Although Valentine's Day looms on the weekly calendar, many UT students and area employers are already looking further into their future.

From 2 to 6 p.m. today, the Spring Job and Internship Fair will offer summer internships, part-time jobs and post-graduation employment on the court of Thompson-Boling Arena.Free pens and stress balls will be provided, but Mary Mahoney, the assistant director for Career Services, said the jobs are the true prizes.

"Students will come back later and say, 'I talked to five companies, I had two interviews and I have a job offer.' And we are always excited to hear that," she said.

Career Services began organizing the event almost an entire year ago, days after the previous spring job fair was over. The hard work pays off; today's job fair will bring in more than 190 different employers, including such well-known businesses as Macy's, Northwestern Mutual Financial and even the U.S. Department of State.

"Many of them are employers that we already have a relationship with," Mahoney said. "They come on campus to interview, they've attended job fairs in the past ... We also always pick up a number of what I call 'new employers', meaning new to coming to (UT), and it's because they'll hear about our programs."

Mahoney added that UT's top-ranked programs, such as the logistics supply chain major and the College of Engineering, help draw the multitude of employers.

"They know that there's quality majors at (UT) — we are a large recognized school — so the employers want to reach out to our students," she said.

Career Services also sponsored a Diversity Job Fair on Monday afternoon from 3 to 5 p.m. The smaller setting of the UC Ballroom attracted all kinds of businesses, from multinational corporations like Pepsi and Wal-Mart to local businesses like the Knoxville News-Sentinel.

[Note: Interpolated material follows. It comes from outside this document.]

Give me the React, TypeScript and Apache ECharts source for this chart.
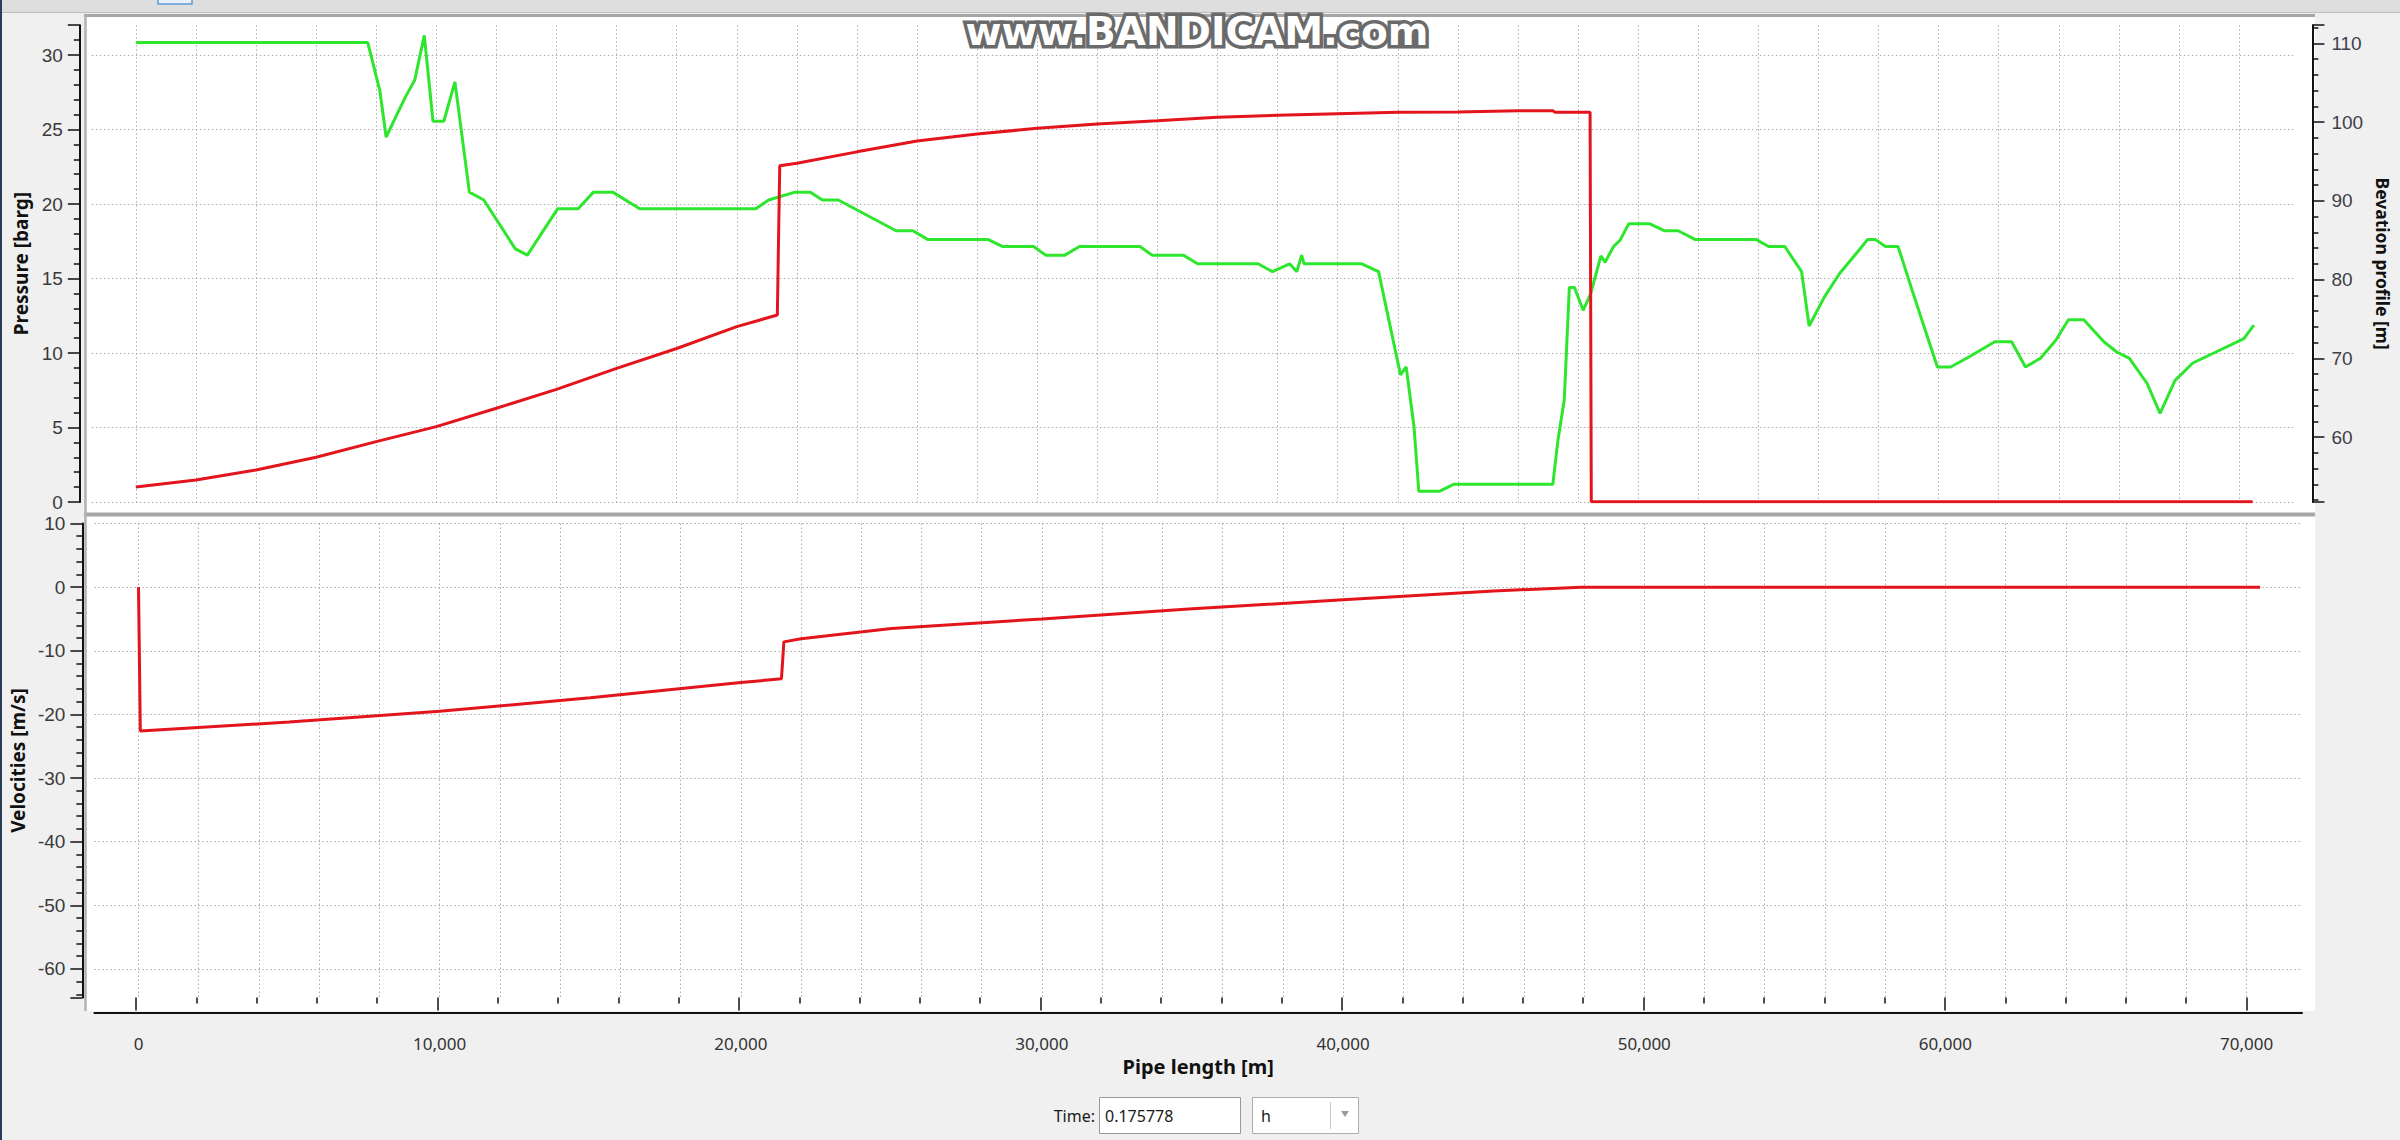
import React, { useEffect, useRef } from "react";
import * as echarts from "echarts";

// ---------------- data (pipe length [m], value) ----------------
const elevationProfile: [number, number][] = [
  [0, 110.1], [7720, 110.1], [8120, 104.0], [8330, 98.1], [8960, 103.1], [9280, 105.3],
  [9600, 111.0], [9890, 100.1], [10250, 100.1], [10620, 105.1], [11100, 91.1], [11580, 90.1],
  [12630, 83.9], [13030, 83.1], [14040, 89.0], [14720, 89.0], [15230, 91.1], [15870, 91.1],
  [16770, 89.0], [20630, 89.0], [21060, 90.1], [21940, 91.1], [22450, 91.1], [22850, 90.1],
  [23380, 90.1], [25300, 86.2], [25860, 86.2], [26350, 85.1], [28350, 85.1], [28840, 84.2],
  [29880, 84.2], [30280, 83.1], [30920, 83.1], [31410, 84.2], [33420, 84.2], [33820, 83.1],
  [34860, 83.1], [35340, 82.0], [37350, 82.0], [37830, 81.0], [38400, 82.0], [38640, 81.0],
  [38800, 83.1], [38880, 82.0], [40800, 82.0], [41360, 81.0], [42090, 67.9], [42280, 68.9],
  [42540, 61.3], [42700, 53.1], [43380, 53.1], [43860, 54.0], [47160, 54.0], [47330, 59.6],
  [47540, 64.7], [47710, 79.0], [47880, 79.0], [48170, 76.1], [48420, 78.2], [48760, 83.0],
  [48900, 82.2], [49180, 84.2], [49400, 85.0], [49690, 87.1], [50370, 87.1], [50870, 86.2],
  [51330, 86.2], [51890, 85.1], [53920, 85.1], [54340, 84.2], [54880, 84.2], [55440, 81.0],
  [55690, 74.1], [56200, 77.8], [56710, 80.8], [57300, 83.5], [57640, 85.1], [57890, 85.1],
  [58230, 84.2], [58650, 84.2], [59080, 79.1], [59500, 74.2], [59960, 68.9], [60400, 68.9],
  [61020, 70.2], [61870, 72.1], [62430, 72.1], [62890, 68.9], [63390, 70.0], [63900, 72.3],
  [64320, 74.9], [64830, 74.9], [65500, 72.1], [65930, 70.8], [66350, 70.0], [66940, 66.8],
  [67370, 63.0], [67870, 67.2], [68460, 69.4], [69230, 70.8], [70160, 72.5], [70490, 74.2],
];

const pressureProfile: [number, number][] = [
  [0, 1.0], [2000, 1.48], [4000, 2.15], [6000, 3.0], [8000, 4.05], [10000, 5.06],
  [12000, 6.29], [14000, 7.56], [16000, 8.97], [18000, 10.3], [20000, 11.77], [21350, 12.55],
  [21430, 22.57], [22000, 22.73], [24000, 23.5], [26000, 24.23], [28000, 24.7], [30000, 25.08],
  [32000, 25.37], [34000, 25.59], [36000, 25.82], [38000, 25.95], [40000, 26.06], [42000, 26.15],
  [44000, 26.17], [46000, 26.26], [47160, 26.26], [47240, 26.15], [48400, 26.15], [48440, 0.02],
  [70450, 0.02],
];

const velocityProfile: [number, number][] = [
  [0, 0], [60, -22.6], [5000, -21.2], [10000, -19.5], [15000, -17.4], [20000, -15.0],
  [21350, -14.4], [21430, -8.6], [22000, -8.1], [25000, -6.5], [30000, -5.0], [35000, -3.4],
  [40000, -2.0], [45000, -0.6], [47900, 0.0], [70450, 0.0],
];

// ---------------- styling ----------------
const FONT = "'Segoe UI', 'Noto Sans', 'Open Sans', sans-serif";
const LABEL_FONT = "'Liberation Sans', Arial, sans-serif";
const RED = "#e4141c";
const GREEN = "#2ee62e";
const GRID_COLOR = "#a9a9a9";
const AXIS_COLOR = "#111111";
const dotted = { color: GRID_COLOR, width: 1, type: [1.5, 2.5] as number[] };

const X_MIN = -1466;
const X_MAX = 71841;

function App() {
  const ref = useRef<HTMLDivElement>(null);

  useEffect(() => {
    const el = ref.current;
    if (!el) return;
    const chart = echarts.init(el, null, { renderer: "svg" });

    const yLabel = { fontSize: 19, lineHeight: 19, color: "#3a3a3a", fontFamily: LABEL_FONT };
    const nameStyle = { fontSize: 19, fontWeight: "bold", color: "#111", fontFamily: FONT };
    const tickStyle = { color: AXIS_COLOR, width: 1.5 };

    const option: any = {
      animation: false,
      backgroundColor: "#f0f0f0",
      grid: [
        { left: 91.8, width: 2210.2, top: 25.2, height: 476.8 },
        { left: 91.8, width: 2210.2, top: 523.5, height: 474.1 },
        { left: 136, width: 2110.5, top: 996.6, height: 1 },
      ],
      xAxis: [
        {
          type: "value", gridIndex: 0, min: X_MIN, max: X_MAX, splitNumber: 7,
          axisLine: { show: false }, axisTick: { show: false }, axisLabel: { show: false },
          splitLine: { show: true, showMinLine: false, showMaxLine: false, lineStyle: dotted },
          minorTick: { show: false, splitNumber: 5 },
          minorSplitLine: { show: true, lineStyle: dotted },
        },
        {
          type: "value", gridIndex: 1, min: X_MIN, max: X_MAX, splitNumber: 7, offset: 15.4,
          axisLine: { show: true, onZero: false, lineStyle: { color: AXIS_COLOR, width: 2 } },
          axisTick: { show: false },
          axisLabel: {
            show: true, margin: 22, fontSize: 17, color: "#333", fontFamily: FONT,
            showMinLabel: false, showMaxLabel: false,
            formatter: (v: number) => v.toLocaleString("en-US"),
          },
          splitLine: { show: true, showMinLine: false, showMaxLine: false, lineStyle: dotted },
          minorTick: { show: false, splitNumber: 5 },
          minorSplitLine: { show: true, lineStyle: dotted },
          name: "Pipe length [m]", nameLocation: "middle", nameGap: 43,
          nameTextStyle: { ...nameStyle, fontSize: 20 },
        },
        {
          type: "value", gridIndex: 2, min: 0, max: 70000, interval: 10000, offset: 15.4,
          axisLine: { show: false },
          axisTick: { show: true, length: 13, lineStyle: tickStyle },
          minorTick: { show: true, splitNumber: 5, length: 6, lineStyle: tickStyle },
          axisLabel: { show: false }, splitLine: { show: false },
        },
      ],
      yAxis: [
        {
          type: "value", gridIndex: 0, position: "left", min: 0, max: 32, interval: 5, offset: 12,
          axisLine: { show: true, onZero: false, lineStyle: { color: AXIS_COLOR, width: 2 } },
          axisTick: { show: true, length: 12, lineStyle: tickStyle },
          minorTick: { show: true, splitNumber: 5, length: 6, lineStyle: tickStyle },
          axisLabel: { ...yLabel, margin: 17, showMaxLabel: false },
          splitLine: { show: true, showMaxLine: false, lineStyle: dotted },
          name: "Pressure [barg]", nameLocation: "middle", nameGap: 47, nameTextStyle: nameStyle,
        },
        {
          type: "value", gridIndex: 0, position: "right", min: 51.75, max: 112.3, splitNumber: 6, offset: 18,
          axisLine: { show: true, onZero: false, lineStyle: { color: AXIS_COLOR, width: 2 } },
          axisTick: { show: true, length: 12, lineStyle: tickStyle },
          minorTick: { show: true, splitNumber: 5, length: 6, lineStyle: tickStyle },
          axisLabel: { ...yLabel, color: "#404048", margin: 19, showMinLabel: false, showMaxLabel: false },
          splitLine: { show: false },
          name: "Bevation profile [m]", nameLocation: "middle", nameGap: 55, nameRotate: -90,
          nameTextStyle: { ...nameStyle, fontSize: 17.5 },
        },
        {
          type: "value", gridIndex: 1, position: "left", min: -64.5, max: 10, splitNumber: 8, offset: 12,
          axisLine: { show: true, onZero: false, lineStyle: { color: AXIS_COLOR, width: 2 } },
          axisTick: { show: true, length: 12, lineStyle: tickStyle },
          minorTick: { show: true, splitNumber: 5, length: 6, lineStyle: tickStyle },
          axisLabel: { ...yLabel, margin: 17, showMinLabel: false },
          splitLine: { show: true, showMinLine: false, lineStyle: dotted },
          name: "Velocities [m/s]", nameLocation: "middle", nameGap: 55, nameTextStyle: nameStyle,
        },
        { type: "value", gridIndex: 2, show: false, min: 0, max: 1 },
      ],
      series: [
        {
          type: "line", name: "Elevation", xAxisIndex: 0, yAxisIndex: 1, data: elevationProfile,
          showSymbol: false, silent: true, z: 3,
          lineStyle: { color: GREEN, width: 3 }, itemStyle: { color: GREEN },
        },
        {
          type: "line", name: "Pressure", xAxisIndex: 0, yAxisIndex: 0, data: pressureProfile,
          showSymbol: false, silent: true, z: 4,
          lineStyle: { color: RED, width: 3 }, itemStyle: { color: RED },
        },
        {
          type: "line", name: "Velocity", xAxisIndex: 1, yAxisIndex: 2, data: velocityProfile,
          showSymbol: false, silent: true, z: 4,
          lineStyle: { color: RED, width: 3 }, itemStyle: { color: RED },
        },
      ],
      graphic: [
        // toolbar strip at the top
        { type: "rect", z: -5, silent: true, shape: { x: 0, y: 0, width: 2400, height: 12 }, style: { fill: "#dedede" } },
        { type: "line", z: -5, silent: true, shape: { x1: 0, y1: 12.5, x2: 2400, y2: 12.5 }, style: { stroke: "#bdbdbd", lineWidth: 1 } },
        { type: "rect", z: -5, silent: true, shape: { x: 158, y: -3, width: 34, height: 7 }, style: { fill: "#e8f1fb", stroke: "#5b9bd5", lineWidth: 1.5 } },
        // left dark border
        { type: "rect", z: -5, silent: true, shape: { x: 0, y: 0, width: 2, height: 1140 }, style: { fill: "#2b3d58" } },
        // plot frames
        { type: "rect", z: -5, silent: true, shape: { x: 86, y: 16, width: 2229, height: 497 }, style: { fill: "#ffffff" } },
        { type: "rect", z: -5, silent: true, shape: { x: 86, y: 516, width: 2229, height: 495 }, style: { fill: "#ffffff" } },
        { type: "line", z: -4, silent: true, shape: { x1: 84, y1: 15.5, x2: 2315, y2: 15.5 }, style: { stroke: "#a6a6a6", lineWidth: 3 } },
        { type: "line", z: -4, silent: true, shape: { x1: 84, y1: 514.5, x2: 2315, y2: 514.5 }, style: { stroke: "#a6a6a6", lineWidth: 4 } },
        { type: "line", z: -4, silent: true, shape: { x1: 85.5, y1: 15, x2: 85.5, y2: 1011 }, style: { stroke: "#b3b3b3", lineWidth: 2.5 } },
        // watermark
        {
          type: "text", z: 100, silent: true,
          style: {
            text: "www.BANDICAM.com", x: 1197, y: 31, align: "center", verticalAlign: "middle",
            textAlign: "center", textVerticalAlign: "middle",
            font: "bold 39px 'DejaVu Sans', sans-serif", fill: "#5a5a5a", stroke: "#6a6a6a", lineWidth: 7,
            shadowBlur: 8, shadowColor: "rgba(0,0,0,0.45)",
          },
        },
        {
          type: "text", z: 101, silent: true,
          style: {
            text: "www.BANDICAM.com", x: 1197, y: 31, align: "center", verticalAlign: "middle",
            textAlign: "center", textVerticalAlign: "middle",
            font: "bold 39px 'DejaVu Sans', sans-serif", fill: "#ffffff",
          },
        },
        // time control
        {
          type: "text", silent: true,
          style: {
            text: "Time:", x: 1095, y: 1116, align: "right", verticalAlign: "middle",
            textAlign: "right", textVerticalAlign: "middle",
            font: `16px ${FONT}`, fill: "#1a1a1a",
          },
        },
        { type: "rect", silent: true, shape: { x: 1099.5, y: 1097.5, width: 141, height: 36 }, style: { fill: "#ffffff", stroke: "#9a9a9a", lineWidth: 1 } },
        {
          type: "text", silent: true,
          style: {
            text: "0.175778", x: 1105, y: 1116, align: "left", verticalAlign: "middle",
            textAlign: "left", textVerticalAlign: "middle",
            font: `16px ${FONT}`, fill: "#1a1a1a",
          },
        },
        { type: "rect", silent: true, shape: { x: 1252.5, y: 1097.5, width: 106, height: 36 }, style: { fill: "#ffffff", stroke: "#acacac", lineWidth: 1 } },
        {
          type: "text", silent: true,
          style: {
            text: "h", x: 1261, y: 1116, align: "left", verticalAlign: "middle",
            textAlign: "left", textVerticalAlign: "middle",
            font: `16px ${FONT}`, fill: "#1a1a1a",
          },
        },
        { type: "line", silent: true, shape: { x1: 1330.5, y1: 1102, x2: 1330.5, y2: 1129 }, style: { stroke: "#c8c8c8", lineWidth: 1 } },
        { type: "polygon", silent: true, shape: { points: [[1341, 1111], [1349, 1111], [1345, 1117]] }, style: { fill: "#9a9a9a" } },
      ],
    };

    chart.setOption(option);
    return () => chart.dispose();
  }, []);

  return (
    <div
      ref={ref}
      style={{ position: "absolute", left: 0, top: 0, width: 2400, height: 1140, background: "#f0f0f0" }}
    />
  );
}

export default App;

These businesses all committed to hiring a diverse pool of applicants. The definition of diverse is broad, and students attending the fair were encouraged to define their own diversity.

Kenneth Bell, a recruiter for information technology company TEKsystems, explained that his company's interest in diversity is derived from customer service.

"We are looking at ways to be more inclusive for how we recruit internal employees," he said. "Obviously, demographics in America are changing every year, and so our customer base is changing every year. We want our internal employees to be a reflection of the customers we serve."

Although diversity was a prominent theme of Monday's job fair, many of the same companies will set up shop in Thompson-Boling today. And almost all of the representatives offer the same advice: do your research.

"We want to make sure that all of our applicants are aware of our organization, what it is that we do, how long we've been in business ... all of those important things," said Shelley Bell, a human resources representative for the Knoxville News-Sentinel.

Her sentiments were echoed by Brianna Ruggles and Hannah Certis, interning masters students in the college student personnel program who staffed the student check-in desk at the Diversity Job Fair.

"Be prepared and look up the employers that you would be most interested talking to, because there can be a lot of employers here and that can be very overwhelming," Ruggles said. "So I would choose four to five that you know you want to talk to beforehand."

Certis also mentioned the technological resources offered by Career Services, touting their Facebook page and Hire-A-Vol database.

Hire-A-Vol, sponsored by the student technology fee, offers students an opportunity to create a profile, upload a resume or cover letter and search for jobs. An updated list of employers who will be in attendance at Thompson-Boling Arena is also kept on the site.

As the assistant director of Career Services, Mahoney said the Hire-A-Vol resource is almost an ongoing job fair in itself.

"I think that's the key thing, that the student does some preparation and they have a list of employers that they do want to go talk to," she said. "You can speak more confidently to them, because you know what they're looking for and you know what you have to offer and how it matches."

Mahoney also lent a few insider's tips to making the most of a job fair. She recommended bringing plenty of copies of a resume and mentioned that arriving in the first half of the event may mean fresher employers.

"By the time six o' clock rolls around, they've been standing for four hours," she said.